Los que no conocemos mucho de la literatura belga en lengua neerlandesa agradecemos que Gonzalo Fernández Gómez haya traducido un libro como Saltos mortales, que ha sido además un éxito en su país. Ojalá lo sea también en el nuestro. Charlotte Van den Broeck es buenísima, hay que leerla. Léala aunque no le interese nada la arquitectura; léala aunque le den exactamente igual –como a mí, hasta que me habló de ello Miguel, pero esa es otra historia– los arquitectos que se suicidan. Disfrazado de ensayo, este libro deja ver las líneas maestras de la novela aún por escribir de los jóvenes profesionales nacidos entre los 80 y los 90, tras la que van también otros autores como Vincenzo Latronico en Las perfecciones (Anagrama, 2023). Siguiendo la trayectoria vital de sus arquitectos trágicos, viajando al escenario de sus frustraciones (la Roma de Francesco Borromini y la Malta de un no tan conocido Stefano Ittar son quizás los más extraordinarios), Van den Broeck comparte con el lector los demonios de una generación que no termina de sacrificar su adanismo, ni aun con trabajos apasionantes. Ella, persiguiendo suicidas, se libera en cierto modo de una economía que ha hecho de la experiencia intrascendente su plato fuerte, pagado a precio de culpa.
Van den Broeck es buenísima, hay que leerla. Léala aunque no le interese nada la arquitectura"

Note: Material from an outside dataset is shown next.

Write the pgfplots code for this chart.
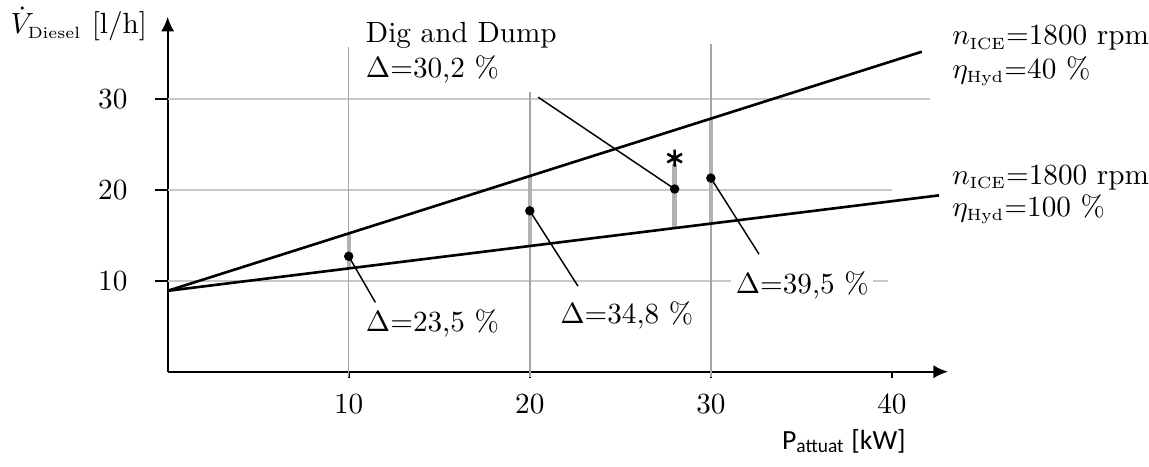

Desde una piscina peligrosamente expuesta a su propio sistema eléctrico y cuya base se hunde en las blandas tierras de Flandes hasta un museo de alucinadas y gigantescas esculturas articuladas en el Oeste americano, Saltos mortales retrata con maestría la tristeza de espacios vacíos, inhóspitos u olvidados que no encajan en su marco, aunque puedan pasar desapercibidos al visitante y al turista. Todos conocemos edificios que esconden una tragedia; algunos con tanta tenacidad que no la descubrimos hasta mucho tiempo después, por casualidad. Ese edificio que miramos raro sin saber por qué, y que encontramos en nuestros paseos diarios, ha podido ser el escenario o el motivo de una desgracia. La selección de la autora se limita a trece, los que más le habrán interesado, pero resulta estremecedor pensar que todos podríamos añadir alguno a la lista sin darle demasiadas vueltas y dejando entrar, por qué no, la leyenda –ella misma lo hace–. Emociona la sensibilidad con que Van den Broeck ha unido la historia de estos diseños trágicos y estas vidas desesperadas al relato de su propia experiencia como escritora y a su lucha diaria con la página en blanco. La investigación puede ser la sencilla excusa para ponerse a escribir, excusa que necesita desesperadamente porque es de esa raza de escritores que necesitan sentir el miedo a no escribir para escribir. Y aun así el lector no siente angustia, no siente melancolía; esta lectura es un triunfo, una venganza sobre el miedo y un homenaje, en forma de declaración de fe en la creación, a aquellos, mucho más valientes sin embargo, que sucumbieron en la lucha por domarla.